◆ EXERCISE AIM:
Retype all material exactly. Pictures stay out of the copy.

◆ DATA LINES:
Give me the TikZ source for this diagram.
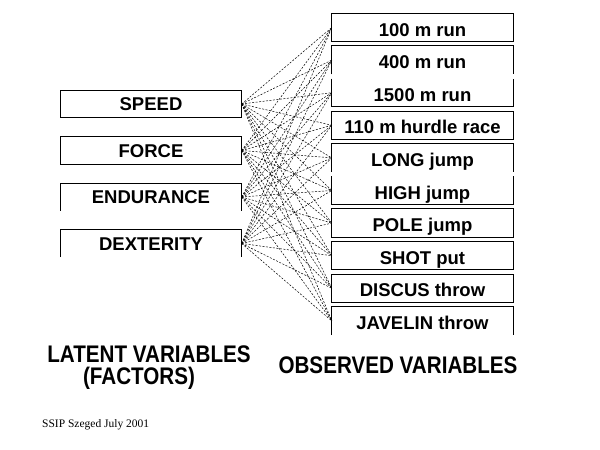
\documentclass[tikz,border=0pt]{standalone}
\usepackage{fontspec}
\setmainfont{Liberation Sans}
\newfontfamily\boxfont{Liberation Sans}
\newfontfamily\titlefont{Liberation Sans}[FakeStretch=0.86]
\newfontfamily\notefont{Liberation Serif}
\begin{document}
\begin{tikzpicture}[x=1pt,y=-1pt,
  factor/.style={minimum width=181pt,minimum height=27pt,inner sep=0pt,text height=13pt,text depth=0pt,font=\fontsize{18.5}{22}\boxfont\bfseries},
  observed/.style={minimum width=181pt,minimum height=28pt,inner sep=0pt,text height=17pt,text depth=0pt,font=\fontsize{18.5}{22}\boxfont\bfseries},
  frame/.style={draw=black,line width=1pt},
  link/.style={draw=black,line width=0.5pt,dash pattern=on 2pt off 1.5pt},
  title/.style={inner sep=0pt,font=\fontsize{24}{28}\titlefont\bfseries},
  note/.style={inner sep=0pt,font=\fontsize{11.5}{13}\notefont}]
\useasboundingbox (0,0) rectangle (600,450);
\pgfmathsetmacro{\obsx}{422.5}
\pgfmathsetmacro{\obsstep}{32.6}
\node[factor] (speed) at (151,104) {SPEED};
\node[factor] (force) at (151,150.5) {FORCE};
\node[factor] (endur) at (151,197) {ENDURANCE};
\node[factor] (dext) at (151,243.5) {DEXTERITY};
\node[observed] (run100) at (\obsx,27.5) {100 m run};
\node[observed] (run400) at (\obsx,27.5+\obsstep) {400 m run};
\node[observed] (run1500) at (\obsx,27.5+2*\obsstep) {1500 m run};
\node[observed] (hurdle) at (\obsx,27.5+3*\obsstep) {110 m hurdle race};
\node[observed] (long) at (\obsx,27.5+4*\obsstep) {LONG jump};
\node[observed] (high) at (\obsx,27.5+5*\obsstep) {HIGH jump};
\node[observed] (pole) at (\obsx,27.5+6*\obsstep) {POLE jump};
\node[observed] (shot) at (\obsx,27.5+7*\obsstep) {SHOT put};
\node[observed] (discus) at (\obsx,27.5+8*\obsstep) {DISCUS throw};
\node[observed] (javelin) at (\obsx,27.5+9*\obsstep) {JAVELIN throw};
\foreach \f in {speed,force,endur,dext}
  \foreach \o in {run100,run400,run1500,hurdle,long,high,pole,shot,discus,javelin}
    \draw[link] (\f.east) -- (\o.west);
\foreach \n in {speed,force,run100,hurdle,pole,shot,discus}
  \draw[frame] (\n.south west) rectangle (\n.north east);
\foreach \n in {endur,dext,run400,long,javelin}
  \draw[frame] (\n.south west) -- (\n.north west) -- (\n.north east) -- (\n.south east);
\foreach \n in {run1500,high}
  \draw[frame] (\n.north west) -- (\n.south west) -- (\n.south east) -- (\n.north east);
\node[title,anchor=base] (latent) at (149,362) {LATENT VARIABLES};
\node[title,anchor=base] (factors) at (139,384) {(FACTORS)};
\node[title,anchor=base] (observedlabel) at (398,373.5) {OBSERVED VARIABLES};
\node[note,anchor=base west] (credit) at (42,427) {SSIP Szeged July 2001};
\end{tikzpicture}
\end{document}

◆ EXERCISE OUTPUT:
Give me the TikZ source for this diagram.
\documentclass[tikz,border=0pt]{standalone}
\usepackage{fontspec}
\setmainfont{Liberation Sans}
\newfontfamily\boxfont{Liberation Sans}
\newfontfamily\titlefont{Liberation Sans}[FakeStretch=0.86]
\newfontfamily\notefont{Liberation Serif}
\begin{document}
\begin{tikzpicture}[x=1pt,y=-1pt,
  factor/.style={minimum width=181pt,minimum height=27pt,inner sep=0pt,text height=13pt,text depth=0pt,font=\fontsize{18.5}{22}\boxfont\bfseries},
  observed/.style={minimum width=181pt,minimum height=28pt,inner sep=0pt,text height=17pt,text depth=0pt,font=\fontsize{18.5}{22}\boxfont\bfseries},
  frame/.style={draw=black,line width=1pt},
  link/.style={draw=black,line width=0.5pt,dash pattern=on 2pt off 1.5pt},
  title/.style={inner sep=0pt,font=\fontsize{24}{28}\titlefont\bfseries},
  note/.style={inner sep=0pt,font=\fontsize{11.5}{13}\notefont}]
\useasboundingbox (0,0) rectangle (600,450);
\pgfmathsetmacro{\obsx}{422.5}
\pgfmathsetmacro{\obsstep}{32.6}
\node[factor] (speed) at (151,104) {SPEED};
\node[factor] (force) at (151,150.5) {FORCE};
\node[factor] (endur) at (151,197) {ENDURANCE};
\node[factor] (dext) at (151,243.5) {DEXTERITY};
\node[observed] (run100) at (\obsx,27.5) {100 m run};
\node[observed] (run400) at (\obsx,27.5+\obsstep) {400 m run};
\node[observed] (run1500) at (\obsx,27.5+2*\obsstep) {1500 m run};
\node[observed] (hurdle) at (\obsx,27.5+3*\obsstep) {110 m hurdle race};
\node[observed] (long) at (\obsx,27.5+4*\obsstep) {LONG jump};
\node[observed] (high) at (\obsx,27.5+5*\obsstep) {HIGH jump};
\node[observed] (pole) at (\obsx,27.5+6*\obsstep) {POLE jump};
\node[observed] (shot) at (\obsx,27.5+7*\obsstep) {SHOT put};
\node[observed] (discus) at (\obsx,27.5+8*\obsstep) {DISCUS throw};
\node[observed] (javelin) at (\obsx,27.5+9*\obsstep) {JAVELIN throw};
\foreach \f in {speed,force,endur,dext}
  \foreach \o in {run100,run400,run1500,hurdle,long,high,pole,shot,discus,javelin}
    \draw[link] (\f.east) -- (\o.west);
\foreach \n in {speed,force,run100,hurdle,pole,shot,discus}
  \draw[frame] (\n.south west) rectangle (\n.north east);
\foreach \n in {endur,dext,run400,long,javelin}
  \draw[frame] (\n.south west) -- (\n.north west) -- (\n.north east) -- (\n.south east);
\foreach \n in {run1500,high}
  \draw[frame] (\n.north west) -- (\n.south west) -- (\n.south east) -- (\n.north east);
\node[title,anchor=base] (latent) at (149,362) {LATENT VARIABLES};
\node[title,anchor=base] (factors) at (139,384) {(FACTORS)};
\node[title,anchor=base] (observedlabel) at (398,373.5) {OBSERVED VARIABLES};
\node[note,anchor=base west] (credit) at (42,427) {SSIP Szeged July 2001};
\end{tikzpicture}
\end{document}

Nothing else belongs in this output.